懐かしさとともに複雑な心境を残して、この村をあとにした。
子供たちが付いてくる。
田圃のあいだを歩くと、墓地が見える。
白いお墓が二基ずつ並んでいる。
すでに苗が50センチくらいに育っており、一面の田圃はこの村に豊かな実りをもたらしてくれそうである。
あぜ道が広くなった。
道路の下に小さな学校が見える。
学校、これも近代の産物だが、ベトナムはどんな山の中に行っても学校がある。
黒板だけの質素な教室だが、明日のベトナムを支える子供が、ここで統一ベトナムの教育を受けている。

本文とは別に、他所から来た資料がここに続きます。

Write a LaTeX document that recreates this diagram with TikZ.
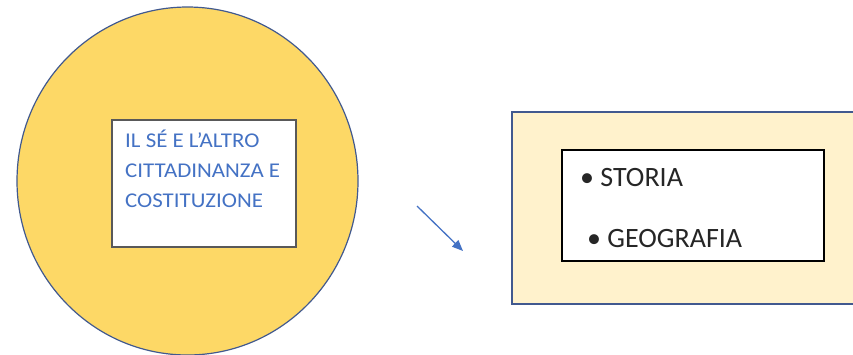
\documentclass[tikz,border=0pt]{standalone}
\usepackage{fontspec}
\setmainfont{Carlito}
\usetikzlibrary{shapes.geometric,arrows.meta}
\definecolor{circfill}{HTML}{FDD866}
\definecolor{edgeblue}{HTML}{41598F}
\definecolor{txtblue}{HTML}{4472C4}
\definecolor{cream}{HTML}{FFF2CC}
\tikzset{
  bigcircle/.style={ellipse, draw=edgeblue, line width=1.2pt, fill=circfill, minimum width=341pt, minimum height=348pt, inner sep=0pt},
  whitebox/.style={rectangle, draw=black!65, line width=1.2pt, fill=white, inner sep=0pt},
  creambox/.style={rectangle, draw=edgeblue, line width=1.2pt, fill=cream, inner sep=0pt},
  blacktxt/.style={anchor=base west, inner sep=0pt, font=\fontsize{28}{30}\selectfont, text=black!85},
  bluetxt/.style={anchor=base west, inner sep=0pt, xscale=1.09, font=\fontsize{21}{30}\selectfont, text=txtblue},
  bluearrow/.style={draw=txtblue, line width=1.3pt, -{Triangle[length=11pt,width=9pt]}}
}
\begin{document}
\begin{tikzpicture}[x=1pt,y=-1pt]
\useasboundingbox (0,0) rectangle (853,354);
\begin{scope}
\clip (0,0) rectangle (853,354);
\node[bigcircle] (circ) at (187.5,181) {};
\node[whitebox, minimum width=184pt, minimum height=127pt] (wbox) at (204,183.5) {};
\node[bluetxt] (bl1) at (125,147) {IL SÉ E L’ALTRO};
\node[bluetxt] (bl2) at (125,177) {CITTADINANZA E};
\node[bluetxt] (bl3) at (125,207) {COSTITUZIONE};
\node[creambox, minimum width=360pt, minimum height=192pt] (cbox) at (692,208) {};
\node[whitebox, draw=black, minimum width=262pt, minimum height=111pt] (ibox) at (693,205.5) {};
\node[blacktxt] (storia) at (580,186) {• STORIA};
\node[blacktxt] (geo) at (587,247) {• GEOGRAFIA};
\coordinate (astart) at (417,206);
\coordinate (aend) at (463,251);
\draw[bluearrow] (astart) -- (aend);
\end{scope}
\end{tikzpicture}
\end{document}
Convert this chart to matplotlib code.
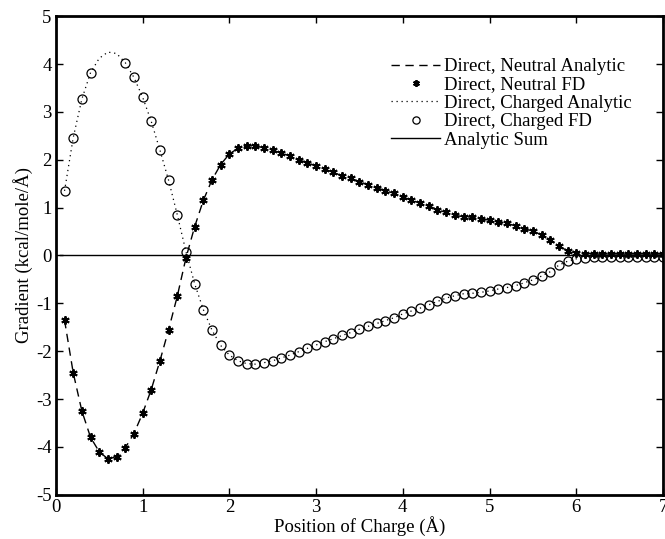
import numpy as np
import matplotlib
matplotlib.use("Agg")
import matplotlib.pyplot as plt

plt.rcParams['font.family'] = ['Liberation Serif', 'DejaVu Serif']
plt.rcParams['axes.unicode_minus'] = False

# Position of charge (Angstrom)
x = [round(0.1 * i, 1) for i in range(1, 71)]

neutral_fd = [-1.35, -2.45, -3.25, -3.80, -4.10, -4.25, -4.20, -4.02, -3.72, -3.30,
              -2.80, -2.20, -1.55, -0.85, -0.05, 0.60, 1.15, 1.58, 1.90, 2.12,
              2.24, 2.29, 2.29, 2.25, 2.20, 2.14, 2.08, 2.00, 1.94, 1.87,
              1.80, 1.74, 1.66, 1.61, 1.54, 1.48, 1.42, 1.35, 1.30, 1.22,
              1.16, 1.09, 1.04, 0.95, 0.90, 0.84, 0.81, 0.80, 0.76, 0.74,
              0.70, 0.67, 0.62, 0.56, 0.51, 0.43, 0.33, 0.19, 0.10, 0.05,
              0.04, 0.04, 0.04, 0.04, 0.04, 0.04, 0.04, 0.04, 0.04, 0.04]

neutral_analytic = [-1.35, -2.45, -3.25, -3.80, -4.10, -4.25, -4.20, -4.02, -3.72, -3.30,
                    -2.80, -2.20, -1.55, -0.85, -0.05, 0.60, 1.15, 1.58, 1.90, 2.12,
                    2.24, 2.29, 2.29, 2.25, 2.20, 2.14, 2.08, 2.00, 1.94, 1.87,
                    1.80, 1.74, 1.66, 1.61, 1.54, 1.48, 1.42, 1.35, 1.30, 1.22,
                    1.16, 1.09, 1.04, 0.95, 0.90, 0.84, 0.81, 0.80, 0.76, 0.74,
                    0.70, 0.67, 0.62, 0.56, 0.51, 0.43, 0.33, 0.19, 0.10, 0.05,
                    0.04, 0.04, 0.04, 0.04, 0.04, 0.04, 0.04, 0.04, 0.04, 0.04]

charged_fd = [1.35, 2.46, 3.27, 3.82, np.nan, np.nan, np.nan, 4.03, 3.72, 3.31,
              2.80, 2.20, 1.57, 0.85, 0.08, -0.59, -1.13, -1.56, -1.88, -2.08,
              -2.20, -2.26, -2.27, -2.24, -2.20, -2.14, -2.08, -2.01, -1.94, -1.87,
              -1.80, -1.74, -1.67, -1.61, -1.54, -1.48, -1.42, -1.36, -1.30, -1.22,
              -1.16, -1.10, -1.03, -0.96, -0.89, -0.84, -0.80, -0.79, -0.77, -0.74,
              -0.70, -0.67, -0.63, -0.57, -0.51, -0.43, -0.34, -0.20, -0.12, -0.07,
              -0.05, -0.04, -0.04, -0.04, -0.04, -0.04, -0.04, -0.04, -0.04, -0.04]

charged_analytic = [1.35, 2.46, 3.27, 3.82, 4.12, 4.25, 4.22, 4.03, 3.72, 3.31,
                    2.80, 2.20, 1.57, 0.85, 0.08, -0.59, -1.13, -1.56, -1.88, -2.08,
                    -2.20, -2.26, -2.27, -2.24, -2.20, -2.14, -2.08, -2.01, -1.94, -1.87,
                    -1.80, -1.74, -1.67, -1.61, -1.54, -1.48, -1.42, -1.36, -1.30, -1.22,
                    -1.16, -1.10, -1.03, -0.96, -0.89, -0.84, -0.80, -0.79, -0.77, -0.74,
                    -0.70, -0.67, -0.63, -0.57, -0.51, -0.43, -0.34, -0.20, -0.12, -0.07,
                    -0.05, -0.04, -0.04, -0.04, -0.04, -0.04, -0.04, -0.04, -0.04, -0.04]

sum_x = [0.05, 7.0]
analytic_sum = [0.0, 0.0]

xticks = [0, 1, 2, 3, 4, 5, 6, 7]
yticks = [-5, -4, -3, -2, -1, 0, 1, 2, 3, 4, 5]

FS = 13.5

fig = plt.figure(figsize=(6.65, 5.39), dpi=100)
ax = fig.add_axes([0.084, 0.082, 0.913, 0.888])

ax.plot(x, neutral_analytic, linestyle=(0, (6, 4)), color='black', lw=1.0,
        label='Direct, Neutral Analytic')
ax.plot(x, neutral_fd, linestyle='none', marker=(6, 2, 0), markersize=6,
        markeredgewidth=1.4, color='black', label='Direct, Neutral FD')
ax.plot(x, charged_analytic, linestyle=(0, (1, 3)), color='black', lw=0.9,
        label='Direct, Charged Analytic')
ax.plot(x, charged_fd, linestyle='none', marker='o', markersize=6.5,
        markerfacecolor='none', markeredgecolor='black', markeredgewidth=0.9,
        label='Direct, Charged FD')
ax.plot(sum_x, analytic_sum, linestyle='-', color='black', lw=1.0,
        label='Analytic Sum')

ax.set_xlim(0, 7)
ax.set_ylim(-5, 5)
ax.set_xticks(xticks)
ax.set_yticks(yticks)
ax.tick_params(direction='in', length=5, width=1, top=True, right=True,
               labelsize=FS, pad=3)
for s in ax.spines.values():
    s.set_linewidth(2)

ax.set_xlabel('Position of Charge (Å)', fontsize=FS, labelpad=0)
ax.set_ylabel('Gradient (kcal/mole/Å)', fontsize=FS, labelpad=2)

leg = ax.legend(loc='upper right', frameon=False, fontsize=FS,
                handlelength=2.6, handletextpad=0.2, labelspacing=0.07,
                borderaxespad=0.3, bbox_to_anchor=(0.97, 0.94), markerscale=0.8)

fig.savefig('out.png', dpi=100)
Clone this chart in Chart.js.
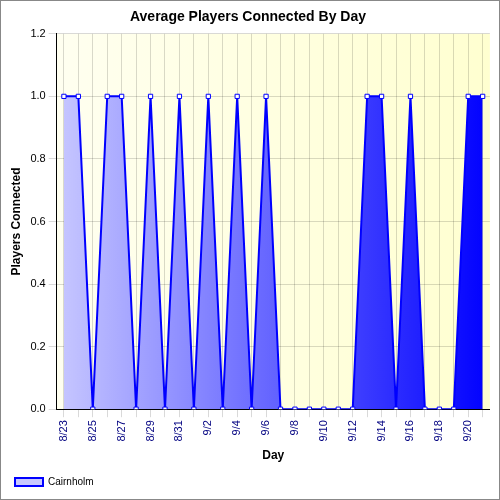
<!DOCTYPE html>
<html><head><script src="https://cdn.jsdelivr.net/npm/chart.js"></script>
<style>body{margin:0;background:#fff}#w{width:500px;height:500px;position:relative;border:1px solid #888;box-sizing:border-box}canvas{display:block}</style></head>
<body><div id="w"><canvas id="c" width="498" height="498"></canvas></div>
<script>
const labels=["8/23","8/24","8/25","8/26","8/27","8/28","8/29","8/30","8/31","9/1","9/2","9/3","9/4","9/5","9/6","9/7","9/8","9/9","9/10","9/11","9/12","9/13","9/14","9/15","9/16","9/17","9/18","9/19","9/20","9/21"];
const values=[1,1,0,1,1,0,1,0,1,0,1,0,1,0,1,0,0,0,0,0,0,1,1,0,1,0,0,0,1,1];
const bg={id:'bg',beforeDraw(ch){const a=ch.chartArea,x=ch.ctx;const g=x.createLinearGradient(a.left,0,a.right,0);g.addColorStop(0,'#fffff0');g.addColorStop(1,'#ffffd0');x.save();x.fillStyle=g;x.fillRect(a.left,a.top,a.right-a.left,a.bottom-a.top);x.restore();}};
new Chart(document.getElementById('c'),{type:'line',data:{labels,datasets:[{label:'Cairnholm',data:values,borderColor:'#0000ff',borderWidth:2,pointStyle:'rect',pointRadius:3,pointBackgroundColor:'#fff',pointBorderColor:'#0000ff',pointBorderWidth:1,tension:0,fill:'origin',
backgroundColor:(c)=>{const a=c.chart.chartArea;if(!a)return'#88f';const g=c.chart.ctx.createLinearGradient(a.left,0,a.right,0);g.addColorStop(0,'#c8c8ff');g.addColorStop(1,'#0000ff');return g;}}]},
options:{responsive:false,animation:false,layout:{padding:{left:4,right:8,top:4,bottom:2}},
plugins:{title:{display:true,text:'Average Players Connected By Day',font:{family:'Liberation Sans',size:14,weight:'bold'},color:'#000',padding:{top:4,bottom:8}},
legend:{position:'bottom',align:'start',labels:{font:{family:'Liberation Sans',size:10},color:'#000',boxWidth:28,boxHeight:8}}},
scales:{x:{offset:true,grid:{color:'rgba(0,0,0,0.15)',borderDash:[1,3],drawTicks:true},title:{display:true,text:'Day',font:{family:'Liberation Sans',size:12,weight:'bold'},color:'#000'},
ticks:{autoSkip:false,maxRotation:90,minRotation:90,color:'#000080',font:{family:'Liberation Sans',size:11},callback:function(v,i){return i%2===0?labels[i]:'';}},border:{color:'#000'}},
y:{min:0,max:1.2,ticks:{stepSize:0.2,color:'#000',font:{family:'Liberation Sans',size:11},callback:v=>v.toFixed(1)},grid:{color:'rgba(0,0,0,0.15)'},border:{color:'#000'},
title:{display:true,text:'Players Connected',font:{family:'Liberation Sans',size:12,weight:'bold'},color:'#000'}}}},plugins:[bg]});
</script></body></html>
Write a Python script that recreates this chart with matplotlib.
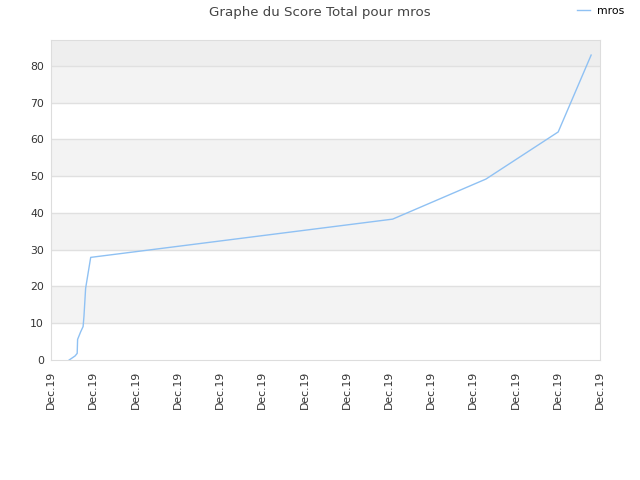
import matplotlib
matplotlib.use("Agg")
import matplotlib.pyplot as plt

# position along the time axis (tick index units) and total score
x_pos = [0.43, 0.57, 0.62, 0.63, 0.70, 0.76, 0.78, 0.82, 0.94, 8.09, 10.30, 12.01, 12.79]
score = [0.0, 1.1, 1.8, 5.6, 7.6, 9.1, 11.8, 19.5, 27.9, 38.3, 49.2, 62.0, 82.9]
tick_labels = ["Dec.19"] * 14
y_ticks = [0, 10, 20, 30, 40, 50, 60, 70, 80]

fig = plt.figure(figsize=(6.4, 4.8), dpi=100)
ax = fig.add_axes([51/640, 1 - 360/480, 549/640, 320/480])

ymax = 87
ax.set_xlim(0, 13)
ax.set_ylim(0, ymax)

# alternating bands
for i, lo in enumerate(y_ticks):
    hi = lo + 10 if lo < 80 else ymax
    if lo == 80:
        c = "#eeeeee"
    elif (lo // 10) % 2 == 1:
        c = "#f3f3f3"
    else:
        c = "#ffffff"
    ax.axhspan(lo, hi, color=c, zorder=0, lw=0)
for t in y_ticks[1:]:
    ax.axhline(t, color="#e0e0e0", lw=1, zorder=1)

ax.plot(x_pos, score, color="#8fc1f3", lw=1, label="mros", zorder=3)

ax.set_xticks(range(14))
ax.set_xticklabels(tick_labels, rotation=90, fontsize=7.8, color="#333333")
ax.set_yticks(y_ticks)
ax.set_yticklabels([str(v) for v in y_ticks], fontsize=7.8, color="#333333")
ax.tick_params(axis="x", length=0, pad=8)
ax.tick_params(axis="y", length=0, pad=5)
for s in ax.spines.values():
    s.set_color("#dddddd")

fig.suptitle("Graphe du Score Total pour mros", fontsize=9.6, color="#444444", y=0.988)
fig.legend(loc="upper right", bbox_to_anchor=(0.99, 1.008), frameon=False, fontsize=7.8,
           handlelength=1.2, handletextpad=0.6)

fig.savefig("out.png", dpi=100)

山間部に住む少数民族は、いずれベトナムの主流であるキン人に飲み込まれていくだろう。
今でも東南アジアではベトナムは強国だが、その時には近代的な強国になるに違いない。
道が登りにさしかかり、舗装道路が近いことを知らせる。
広場にはジープが待っていた。
見送りの子供たちと別れ、ジープが走り始める。
どう先回りしたのか、途中でボートの船頭さんを拾う。
彼はしゃれた背広を着ており、サパのカラオケに遊びに行くのだそうだ。
カラオケはベトナム中にある。
ラオカイの駅でフランス女性を降ろす。
彼女は今夜の夜行でハノイに帰るのだ。
全員、ジープから降りて握手。
サパに向かう前、ラオカイの町中で小休止。
ビア・ホイを飲む。
ほんの少しアルコールが入った生ビールである。
それから1時間のドライブ、サパには6時少し過ぎに着いた。
明日からの行動のために、情報収集をかねて食事をしにダンチュンへ行く。
デイエン・ビイエン・フー経由ハノイ行きのツアーが、昨日の旅行代理店では245ドルと言われたが、ここでは200ドルだという。
とうとう誰も同行者を見つけられず、1人で行くことになった。
車をチャーターすることは、功罪相半ばである。
それを後でおおいに痛感させられる。